ERIC Number: ED396746
Record Type: RIE
Publication Date: 1996
Perspectives on the Place of Educational Theory in Multimedia.
A number of themes and issues emerge in any discussion about educational theory, learning and instruction. Interactive multimedia provides another vehicle to consider and reconsider the place of educational theory, and particularly theories centered on student learning, in the design of multimedia. This paper discusses some of the prevalent issues that emerged as part of the educational theory strand to the Mini-conference for Practitioners of Educational Interactive Multimedia (Curtin University, Australia, July 7-9, 1995).

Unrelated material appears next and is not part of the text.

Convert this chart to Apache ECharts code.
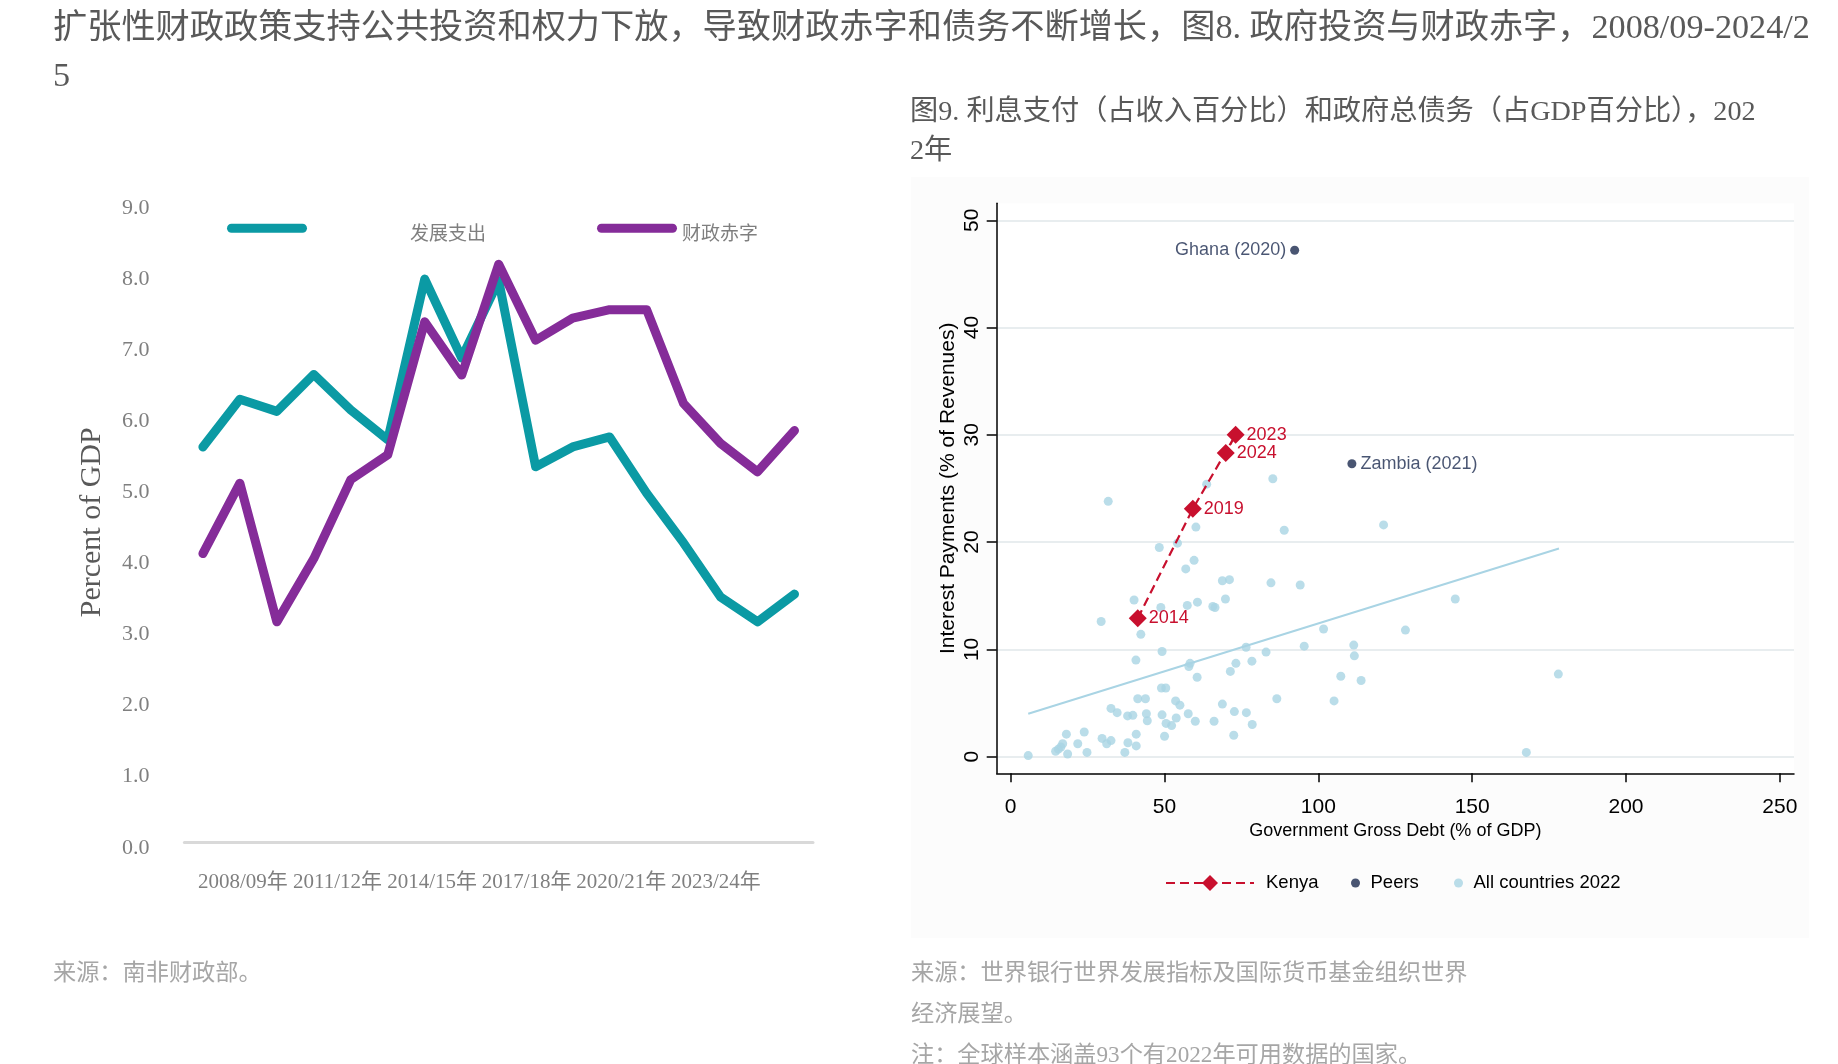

The paper also reflects issues related to a similar debate being had more widely amongst developers and users of interactive multimedia, a debate particularly evident from time to time on IT-FORUM, an electronic listserv, designed as a virtual forum for debate in the field of instructional technology. Issues discussed include: a definition of the term "learning"; the learner's style and approach to learning; context and situation for learning; the role of constructionism; conditions of learning; and cognitive tools for learning, including the role of the computer as a cognitive tool. Guidelines for the implementation of multimedia for effective instruction will be different depending on each individual person's learning style and approach to learning, and the nature and context of the instructional situation. For some instructional situations, it is relatively easy to provide a set of guidelines for effective instruction. For others, it is impossible to provide "guidelines" but possible to describe the types of "conversations" or"interactions" between instructor and learner that contribute to, and even define, the learning process. Multimedia as a technology imposes a set of restrictions upon learning, as well as some opportunities. These restrictions are not always present in more traditional instructional contexts. As a result, multimedia may not be an ideal medium for all types of instruction--it does not, for example, represent conversation, dialogue, or negotiation very well as learning processes. (Contains 21 references.) (Author/SWC)
Publication Type: Speeches/Meeting Papers; Opinion Papers
Education Level: N/A
Authoring Institution: N/A
Note: In: Learning Technologies: Prospects and Pathways. Selected papers from EdTech '96 Biennial Conference of the Australian Society for Educational Technology (Melbourne, Australia, July 7-10, 1996); see IR 017 931.